Having spent considerable time on the other side of the table, and being evaluated for the role of an offshore product development partner by 50+ startup founders, I have learned some of the clever ways to hire the best suited Offshore Product Development Team for a startup.
This blog of mine is an outcome of all the experience I have gained from my decades of working with some of the best minds in the industry. So, here are the Best Ways to Select an Offshore Product Development Partner:
Trial Run for the Offshore Product Development Partner :
I consider the trial run as one of the best ways to understand the capabilities of your vendor. This will help you to evaluate almost 60% of their work potential.
Negotiate at least 2 weeks’ trial run with the team and judge on the following pre-defined criteria: design, code quality, the rate of productivity, how they solve a challenging tech problem, communication overhead, and agile values.
You don’t need to share the entire product with a team. You can just share a limited version of the product required and ask them to build a new user story on top of this limited product with a 2-3 member team.
You can pick a user story that is preferably an already built feature in your product which will help you to compare and evaluate.
Observe their performance at each level: from planning a sprint to designing and building a feature. Through this process, you can judge the team’s ability to understand the specs, the communication overheads, design skills, coding standards, agile processes adherence, the team’s approach while tackling non-functional requirements, and the visibility that you get daily/weekly/monthly.
It is suggested that you do this trial run for around 2 weeks with a couple of OPD Partners.
This will be able to help you to figure out which of your prospects can provide you with the best team and is capable of giving you the maximum ROI.
Proof Of Concept:
The POC (Proof of Concept) is another good way to select an Offshore Product Development Partner. A POC can help you judge the efficiency of your vendor in solving problems at the architectural level.
Through a POC, you can evaluate around 40% of their capabilities. A POC can be of two kinds: Unpaid and Paid.
* Unpaid POC: Unpaid POC helps you to play the safe game. You can evaluate the capability of your vendor in solving one of your problem statements. And this evaluation won’t cost you a single penny.
* Paid POC: A small cash outlay for a long term’s security is money well spent. Getting a paid POC done from a shortlisted set of technology partners works better for both parties. Not only do you get to evaluate a technology partner more objectively, but it gives them a better incentive to perform as well.
Typically, a POC is for the base architecture of your product or a challenging problem of your product that you want the prospective offshore product development partner to solve.
Based on their solution, you can judge the technical capability of the outsourcing team.
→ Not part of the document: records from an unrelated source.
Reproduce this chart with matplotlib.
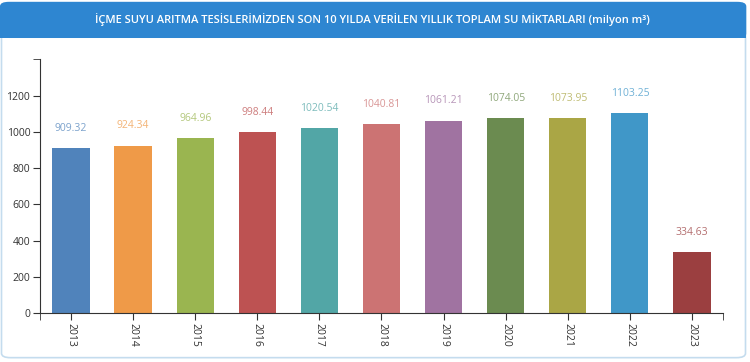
import matplotlib.pyplot as plt
from matplotlib.patches import FancyBboxPatch, Rectangle

years = ['2013', '2014', '2015', '2016', '2017', '2018', '2019', '2020', '2021', '2022', '2023']
values = [909.32, 924.34, 964.96, 998.44, 1020.54, 1040.81, 1061.21, 1074.05, 1073.95, 1103.25, 334.63]
colors = ['#5083bb', '#ef9a48', '#9ab550', '#bd5252', '#52a6a6', '#cc7373',
          '#a073a1', '#6b8b50', '#aaa645', '#4097c8', '#9b3f40']

plt.rcParams['font.family'] = ['Open Sans', 'DejaVu Sans']

fig = plt.figure(figsize=(7.5, 3.62), dpi=100)

# panel border + header band (kept behind the axes)
panel = FancyBboxPatch((0.002, 0.012), 0.992, 0.98, boxstyle='round,pad=0,rounding_size=0.012',
                       transform=fig.transFigure, facecolor='white', edgecolor='#c4dcee', lw=1.2, zorder=-10)
fig.patches.append(panel)
header = FancyBboxPatch((0.0, 0.895), 0.995, 0.1, boxstyle='round,pad=0,rounding_size=0.012',
                        transform=fig.transFigure, facecolor='#2e86d1', edgecolor='none', zorder=-9)
fig.patches.append(header)
fig.patches.append(Rectangle((0.0, 0.895), 0.995, 0.03, transform=fig.transFigure,
                             facecolor='#2e86d1', edgecolor='none', zorder=-9))
fig.text(0.496, 0.945, 'İÇME SUYU ARITMA TESİSLERİMİZDEN SON 10 YILDA VERİLEN YILLIK TOPLAM SU MİKTARLARI (milyon m³)',
         ha='center', va='center', color='white', fontsize=8, fontweight='semibold')

ax = fig.add_axes([0.0533, 0.1354, 0.9107, 0.7006])
ax.set_zorder(5)
x = range(len(years))
ax.bar(x, values, width=0.6, color=colors)
for i, v in enumerate(values):
    ax.text(i, v + 80, f'{v:.2f}', ha='center', va='bottom', color=colors[i], alpha=0.75, fontsize=7.5)

ax.set_xlim(-0.5, len(years) - 0.5)
ax.set_ylim(0, 1400)
ax.set_yticks([0, 200, 400, 600, 800, 1000, 1200])
ax.set_yticks([1400], minor=True)
ax.set_xticks(list(x))
ax.set_xticks([-0.5, len(years) - 0.5], minor=True)
ax.set_xticklabels(years, rotation=-90)
for s in ['top', 'right']:
    ax.spines[s].set_visible(False)
for s in ['left', 'bottom']:
    ax.spines[s].set_color('#333333')
ax.tick_params(which='both', length=5, color='#333333', labelsize=7.5, labelcolor='#333333', pad=2)
ax.set_facecolor('none')

fig.savefig('out.png', dpi=100)
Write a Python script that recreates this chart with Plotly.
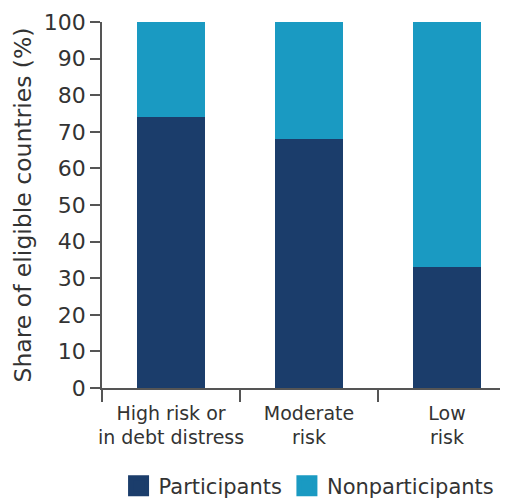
import plotly.graph_objects as go

categories = ["High risk or<br>in debt distress", "Moderate<br>risk", "Low<br>risk"]
participants = [74, 68, 33]
nonparticipants = [26, 32, 67]
y_ticks = list(range(0, 101, 10))

DARK = "#1b3d6b"
LIGHT = "#1a9ac2"
TXT = "#333333"
FONT = "DejaVu Sans"

fig = go.Figure()
fig.add_bar(x=categories, y=participants, marker=dict(color=DARK, line=dict(width=0)),
            name="Participants", showlegend=False)
fig.add_bar(x=categories, y=nonparticipants, marker=dict(color=LIGHT, line=dict(width=0)),
            name="Nonparticipants", showlegend=False)
# legend entries with larger square swatches
fig.add_scatter(x=[None], y=[None], mode="markers", name="Participants", legendgroup="a",
                marker=dict(symbol="square", size=16, color=DARK, line=dict(color=DARK, width=5)))
fig.add_scatter(x=[None], y=[None], mode="markers", name="Nonparticipants", legendgroup="b",
                marker=dict(symbol="square", size=16, color=LIGHT, line=dict(color=LIGHT, width=5)))

fig.update_layout(
    width=500, height=490,
    margin=dict(l=94, r=0, t=14, b=110, autoexpand=False),
    barmode="stack", bargap=0.51,
    plot_bgcolor="white", paper_bgcolor="white",
    font=dict(family=FONT, color=TXT, size=19),
    legend=dict(orientation="h", x=0.51, xanchor="center", y=-0.268, yanchor="middle",
                traceorder="grouped", tracegroupgap=18,
                font=dict(size=21, color=TXT), itemsizing="trace"),
)
fig.update_xaxes(
    range=[-0.5, 2.442], showline=True, linecolor="#555555", linewidth=1.5,
    ticks="outside", tickson="boundaries", ticklen=12, tickcolor="#555555", tickwidth=1.5,
    tickfont=dict(size=19, color=TXT), tickangle=0, ticklabelstandoff=7,
    showgrid=False, automargin=False,
)
fig.update_yaxes(
    range=[0, 100], tickvals=y_ticks, showline=True, linecolor="#555555", linewidth=1.5,
    ticks="outside", ticklen=10, tickcolor="#555555", tickwidth=1.5,
    tickfont=dict(size=22, color=TXT), showgrid=False, zeroline=False, automargin=False,
    title=dict(text="Share of eligible countries (%)", font=dict(size=23.5, color=TXT), standoff=6),
)

fig.write_html("out.html")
The POC might look like an easy alternative to the trial run but you also need to consider a POC’s limitations over a trial run, as mentioned below:
1. The team working on your product might vary from the team working on the product.
2. It is difficult to evaluate end to end capability using POC as it focuses on one of the aspects of product development like solving a challenging problem or defining base architecture.
My recommendation is that you do a paid POC with a team and review their work for 1-2 weeks. This will offer you a clear insight into your tech partner’s potential.
Interview key stakeholders:
Always interview the key stakeholders like team leads and key engineers before settling for signup. Score on the vendor criteria by talking to the guy on the ground who is actually going to do your work rather than the senior management guys like CTO’s and Tech architects.
With years of experience, the senior guys are proficient in selling themselves by saying the right things at the right time. But the team leads and engineers are the ones who will do the real job. Hence, interact with them to understand their potential. Doing a mini-assignment with key engineers is also a good idea.
Don’t fall for the Estimation trap:
I have never been in favor of the estimation game, especially in a startup scenario. When your requirements are as dynamic as they can get, where is the sense in judging technology partners based on how they have estimated work packages for you?
I would advise the practice of putting price tags on technical capabilities rather than just following the lowest bid.
In your conversation with the prospective offshore software development partner always try to gauge their tech capabilities. Understand the complexity of systems they have built from scratch (and not just maintained), hard problems they have solved, innovations the team made, any development accelerators/reusable components that they have built that will speed up your development effort.
In addition, understand the development process they follow. Agile is a widely abused word and it is important to understand if they really understand and follow Agile. Analyze if the processes that the Offshore Product Development Partner is about to set up would achieve the following –
1. High-level project milestones are met
2. Architecture and code integrity is maintained
3. Agile values are being adhered to in the team
4. You get good visibility into product development activities
An offshore team that has been selected through the above-mentioned practices will stand the maximum chance of being eligible for creating a path-breaking product for your company
and solving any kind of tech challenges. I hope, this blog will assist you to find the Best Offshore Product Development Partner for your product development. All the Best!